__JOB__:
Retype all material exactly. Pictures stay out of the copy.

** BEGIN DATASET EXTRACT **

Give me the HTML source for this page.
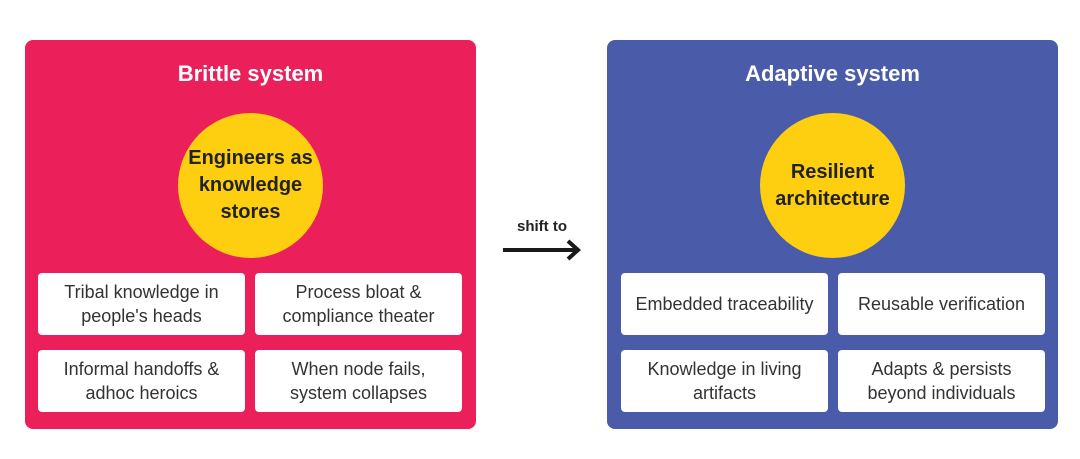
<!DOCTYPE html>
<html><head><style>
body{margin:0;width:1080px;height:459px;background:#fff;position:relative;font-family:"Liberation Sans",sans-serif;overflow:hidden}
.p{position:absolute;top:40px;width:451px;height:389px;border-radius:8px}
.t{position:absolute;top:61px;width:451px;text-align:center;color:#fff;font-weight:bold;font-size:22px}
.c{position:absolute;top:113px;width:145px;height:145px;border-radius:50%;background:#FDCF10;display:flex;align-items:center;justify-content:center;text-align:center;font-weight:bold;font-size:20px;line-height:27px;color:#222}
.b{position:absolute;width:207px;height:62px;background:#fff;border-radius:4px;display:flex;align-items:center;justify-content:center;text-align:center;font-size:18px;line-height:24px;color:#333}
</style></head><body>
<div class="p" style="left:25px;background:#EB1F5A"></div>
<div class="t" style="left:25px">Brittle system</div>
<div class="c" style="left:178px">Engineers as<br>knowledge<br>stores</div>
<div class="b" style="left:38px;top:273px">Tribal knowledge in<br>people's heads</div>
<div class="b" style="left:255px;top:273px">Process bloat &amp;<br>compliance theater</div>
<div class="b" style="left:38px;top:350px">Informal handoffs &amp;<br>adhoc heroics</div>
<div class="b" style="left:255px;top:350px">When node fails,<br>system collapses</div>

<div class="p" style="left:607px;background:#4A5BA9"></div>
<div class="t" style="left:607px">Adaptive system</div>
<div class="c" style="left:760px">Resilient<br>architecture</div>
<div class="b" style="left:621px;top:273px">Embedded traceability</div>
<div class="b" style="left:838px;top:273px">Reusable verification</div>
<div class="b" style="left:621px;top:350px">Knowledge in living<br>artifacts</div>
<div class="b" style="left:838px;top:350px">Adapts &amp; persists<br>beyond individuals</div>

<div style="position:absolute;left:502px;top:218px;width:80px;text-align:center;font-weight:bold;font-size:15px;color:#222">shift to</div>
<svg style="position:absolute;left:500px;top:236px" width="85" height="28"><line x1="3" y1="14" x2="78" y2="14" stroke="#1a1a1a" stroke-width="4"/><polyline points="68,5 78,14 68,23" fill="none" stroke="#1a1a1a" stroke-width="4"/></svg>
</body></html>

** END DATASET EXTRACT **

__COMPLETED EXERCISE__:
Give me the HTML source for this page.
<!DOCTYPE html>
<html><head><style>
body{margin:0;width:1080px;height:459px;background:#fff;position:relative;font-family:"Liberation Sans",sans-serif;overflow:hidden}
.p{position:absolute;top:40px;width:451px;height:389px;border-radius:8px}
.t{position:absolute;top:61px;width:451px;text-align:center;color:#fff;font-weight:bold;font-size:22px}
.c{position:absolute;top:113px;width:145px;height:145px;border-radius:50%;background:#FDCF10;display:flex;align-items:center;justify-content:center;text-align:center;font-weight:bold;font-size:20px;line-height:27px;color:#222}
.b{position:absolute;width:207px;height:62px;background:#fff;border-radius:4px;display:flex;align-items:center;justify-content:center;text-align:center;font-size:18px;line-height:24px;color:#333}
</style></head><body>
<div class="p" style="left:25px;background:#EB1F5A"></div>
<div class="t" style="left:25px">Brittle system</div>
<div class="c" style="left:178px">Engineers as<br>knowledge<br>stores</div>
<div class="b" style="left:38px;top:273px">Tribal knowledge in<br>people's heads</div>
<div class="b" style="left:255px;top:273px">Process bloat &amp;<br>compliance theater</div>
<div class="b" style="left:38px;top:350px">Informal handoffs &amp;<br>adhoc heroics</div>
<div class="b" style="left:255px;top:350px">When node fails,<br>system collapses</div>

<div class="p" style="left:607px;background:#4A5BA9"></div>
<div class="t" style="left:607px">Adaptive system</div>
<div class="c" style="left:760px">Resilient<br>architecture</div>
<div class="b" style="left:621px;top:273px">Embedded traceability</div>
<div class="b" style="left:838px;top:273px">Reusable verification</div>
<div class="b" style="left:621px;top:350px">Knowledge in living<br>artifacts</div>
<div class="b" style="left:838px;top:350px">Adapts &amp; persists<br>beyond individuals</div>

<div style="position:absolute;left:502px;top:218px;width:80px;text-align:center;font-weight:bold;font-size:15px;color:#222">shift to</div>
<svg style="position:absolute;left:500px;top:236px" width="85" height="28"><line x1="3" y1="14" x2="78" y2="14" stroke="#1a1a1a" stroke-width="4"/><polyline points="68,5 78,14 68,23" fill="none" stroke="#1a1a1a" stroke-width="4"/></svg>
</body></html>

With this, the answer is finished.